Brennendes Eis erhitzt Klimagemüter

23 Jan 2015
Schlammiges Meeressediment mit schichtig eingelagertem Methanhydrat Schlammiges Meeressediment mit schichtig eingelagertem Methanhydrat

„Brennendes Eis“: Hinter diesem Namen versteckt sich ein Energieträger, von dem Regierungen, Konzerne und Forscher schon länger hoffen, er könne einmal die Energiezukunft mitgestalten. Brennendes Eis, das sind Methanhydrate - in Wasserkäfige eingeschlossenes Methan. Umweltschützer warnen davor, und Geologen haben noch unzählige Fragen zu klären. Unter anderem: Wie beeinflussen Methanhydrate das Klima und die Stabilität von Meeresböden?

Beim Wort „Methanhydrat“ zuckt zusammen, wer Frank Schätzings Science-Fiction-Roman Der Schwarm gelesen hat; dort zehren Wurmkolonien und Bakterien Methan auf und bringen Meeresböden zum Einstürzen. Die Folge sind verheerende Tsunamis.

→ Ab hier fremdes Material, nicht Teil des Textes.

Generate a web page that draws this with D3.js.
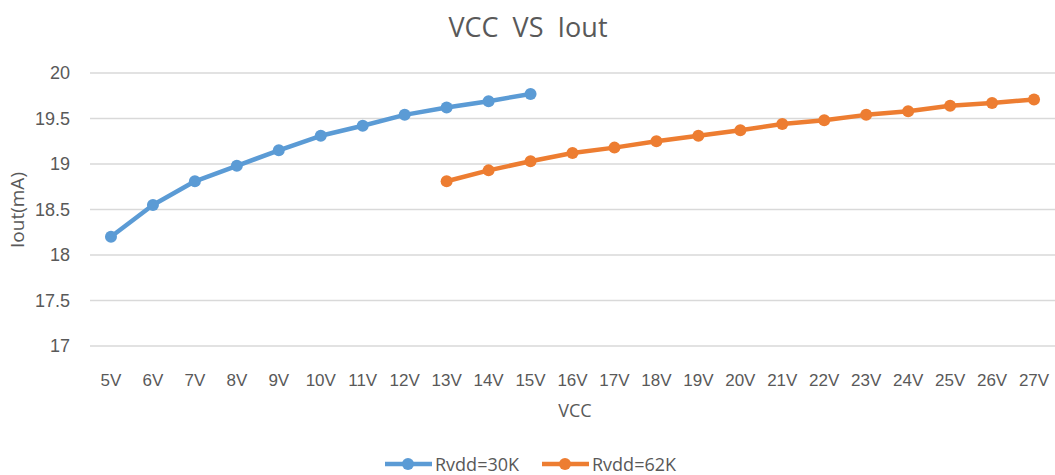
<!DOCTYPE html>
<html>
<head>
<meta charset="utf-8">
<script src="https://cdn.jsdelivr.net/npm/d3@7/dist/d3.min.js"></script>
<style>
  body { margin: 0; background: #fff; }
  svg { font-family: "Open Sans", "Noto Sans", sans-serif; }
</style>
</head>
<body>
<svg id="chart" width="1055" height="475"></svg>
<script>
// categories on the x axis
const vccLabels = ["5V","6V","7V","8V","9V","10V","11V","12V","13V","14V","15V","16V",
    "17V","18V","19V","20V","21V","22V","23V","24V","25V","26V","27V"];

// Rvdd=30K : 5V..15V
const vcc30k = ["5V","6V","7V","8V","9V","10V","11V","12V","13V","14V","15V"];
const iout30k = [18.20, 18.55, 18.81, 18.98, 19.15, 19.31, 19.42, 19.54, 19.62, 19.69, 19.77];

// Rvdd=62K : 13V..27V
const vcc62k = ["13V","14V","15V","16V","17V","18V","19V","20V","21V","22V","23V","24V","25V","26V","27V"];
const iout62k = [18.81, 18.93, 19.03, 19.12, 19.18, 19.25, 19.31, 19.37, 19.44, 19.48, 19.54, 19.58, 19.64, 19.67, 19.71];

const yTicks = [17, 17.5, 18, 18.5, 19, 19.5, 20];

const seriesNames = ["Rvdd=30K", "Rvdd=62K"];
const colors = ["#5B9BD5", "#ED7D31"];

const svg = d3.select('#chart');
const margin = { left: 90, right: 0, top: 73, bottom: 129 };
const W = 1055, H = 475;

const x = d3.scaleBand()
    .domain(vccLabels)
    .range([margin.left, W - margin.right]);

const y = d3.scaleLinear()
    .domain([17, 20])
    .range([H - margin.bottom, margin.top]);

// grid
svg.append('g')
    .selectAll('line')
    .data(yTicks)
    .enter()
    .append('line')
    .attr('x1', margin.left)
    .attr('x2', W - margin.right)
    .attr('y1', d => y(d))
    .attr('y2', d => y(d))
    .attr('stroke', '#d9d9d9')
    .attr('stroke-width', 1.3);

// y axis
const yAxis = svg.append('g')
    .attr('transform', `translate(${margin.left - 17},0)`)
    .call(d3.axisLeft(y).tickValues(yTicks).tickSize(0).tickFormat(d3.format('')));
yAxis.select('.domain').remove();
yAxis.selectAll('text')
    .attr('fill', '#595959')
    .style('font-size', '18px');

// x axis
const xAxis = svg.append('g')
    .attr('transform', `translate(0,${y(17) + 25})`)
    .call(d3.axisBottom(x).tickSize(0));
xAxis.select('.domain').remove();
xAxis.selectAll('text')
    .attr('fill', '#595959')
    .style('font-size', '17px');

// titles
svg.append('text')
    .attr('x', 528)
    .attr('y', 37)
    .attr('text-anchor', 'middle')
    .attr('fill', '#595959')
    .style('font-size', '27px')
    .style('white-space', 'pre')
    .text('VCC  VS  Iout');

svg.append('text')
    .attr('x', 575)
    .attr('y', 417)
    .attr('text-anchor', 'middle')
    .attr('fill', '#595959')
    .style('font-size', '18px')
    .text('VCC');

svg.append('text')
    .attr('transform', 'translate(24,210) rotate(-90)')
    .attr('text-anchor', 'middle')
    .attr('fill', '#595959')
    .style('font-size', '19px')
    .text('Iout(mA)');

// series
const series = [
    { name: seriesNames[0], color: colors[0], pts: vcc30k.map((v, i) => ({ v, val: iout30k[i] })) },
    { name: seriesNames[1], color: colors[1], pts: vcc62k.map((v, i) => ({ v, val: iout62k[i] })) }
];

const line = d3.line()
    .x(d => x(d.v) + x.bandwidth() / 2)
    .y(d => y(d.val));

const sg = svg.selectAll('.series')
    .data(series)
    .enter()
    .append('g')
    .attr('class', 'series');

sg.append('path')
    .attr('d', d => line(d.pts))
    .attr('fill', 'none')
    .attr('stroke', d => d.color)
    .attr('stroke-width', 4.5)
    .attr('stroke-linejoin', 'round');

sg.each(function(s) {
    d3.select(this).selectAll('circle')
        .data(s.pts)
        .enter()
        .append('circle')
        .attr('cx', d => x(d.v) + x.bandwidth() / 2)
        .attr('cy', d => y(d.val))
        .attr('r', 6)
        .attr('fill', s.color);
});

// legend
const legendX = [385, 542];
const lg = svg.selectAll('.legend')
    .data(series)
    .enter()
    .append('g')
    .attr('class', 'legend')
    .attr('transform', (d, i) => `translate(${legendX[i]},464)`);

lg.append('line')
    .attr('x1', 0).attr('x2', 47)
    .attr('stroke', d => d.color)
    .attr('stroke-width', 4.5);

lg.append('circle')
    .attr('cx', 23)
    .attr('r', 6)
    .attr('fill', d => d.color);

lg.append('text')
    .attr('x', 50)
    .attr('y', 6.5)
    .attr('fill', '#595959')
    .style('font-size', '18px')
    .text(d => d.name);
</script>
</body>
</html>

Auch sonst ist die feste, eisförmige Verbindung aus Wasser und Methan ein heimtückischer Genosse: In „freier Natur“ wurde es erstmals in den 1930er-Jahren entdeckt, als es eine Gaspipeline verstopfte. Bei der Ölkatastrophe 2010 im Golf von Mexiko, als Hunderte von Millionen Liter Öl ins Meer flossen, funkte Methanhydrat ebenfalls rein: Der erste Versuch, das ausströmende Öl einzufangen musste abgebrochen werden, weil sich im Innern der Absaugglocke Methaneis gebildet hatte. Seit Jahrzehnten hoffen Wissenschafter, Regierungen und Konzerne zugleich, das aus den Hydraten gewonnene Methan (CH4) als schier unendliche Energiequelle anzapfen zu können. Die wildesten Schätzungen gehen davon aus, dass die Vorräte an Methanhydraten diejenigen an klassischen fossilen Brennstoffen bei Weitem übersteigen.

Japan will's wissen

Wissenschafter versuchen sich seit Jahren in geeigneten Abbaumethoden. Laut Spiegel hat sich Japan Anfang 2013 an die persona non grata gewagt und mit Testbohrungen zum ersten Mal begonnen, Methanhydrat aus der Tiefsee zu fördern. Das Land, das einen Grossteil seiner Energie importieren muss, will 2018 beginnen, Methanhydrat kommerziell zu fördern. Doch mit dem „brennenden Eis“, wie die Verbindung oft auch genannt wird, sind viele Unsicherheiten und Ungewissheiten verknüpft. Umweltschützer befürchten den Super-Gau fürs Klima, würden die Methan-Ressourcen angezapft. CH4 ist nämlich rund 20-mal klimawirksamer als Kohlendioxid. Ein klimatischer Teufelskreis wäre zu befürchten, brannte in Kraftwerken plötzlich Methan nicht nur aus Erdgasvorräten, sondern auch vom Meeresgrund gewonnen: Im durch den Klimawandel erwärmten Meerwasser drohten einst stabile Methanhydrate sich zu lösen, CH4-Blasen würden aufsteigen und den Klimawandel weiter ankurbeln. Selbst die wirtschaftsliberale Weltwoche schrieb 2001 in einem Artikel: „Ein unvorsichtiger Eingriff des Menschen in das noch viel zu wenig bekannte Ökosystem der Tiefsee ist deshalb nicht zu verantworten.“ Einen Vorteil hat Methan klimatisch gesehen: Es verbrennt sauberer als Erdöl und Kohle.

Was ist Methanhydrat?

Ist die Temperatur tief und der Druck hoch genug, können die Wassermoleküle in einer Art Käfig Methan vollständig umschliessen. Das Gas ist dann in einer eisähnlichen Struktur eingelagert. Dazu notwendig ist bei einer Wassertemperatur von 2 bis 4 Grad Celsius ein Druck von rund 50 bar, wie er etwa in einer Wassertiefe von 500 Metern herrscht; ist das Wasser wärmer, muss der Druck dementsprechend höher sein. Diese Bedingungen von Druck und Temperatur finden sich im Ozean meist im Bereich der Kontinentalabhänge, der Zone zwischen flachen Kontinentalsockeln und den tiefen Meeresböden und reichen bis rund 2000 Meter tief. Methan entsteht unter anderem im Sediment dieser Hänge in grossen Mengen. Plankton und anderes organisches Material sinken ab und werden von Kleinstlebewesen wie Bakterien zu Methan abgebaut. Auf den Ozeanböden selbst ist wenig Methanhydrat zu erwarten, denn bis hierhin schafft es abgestorbenes organisches Material kaum.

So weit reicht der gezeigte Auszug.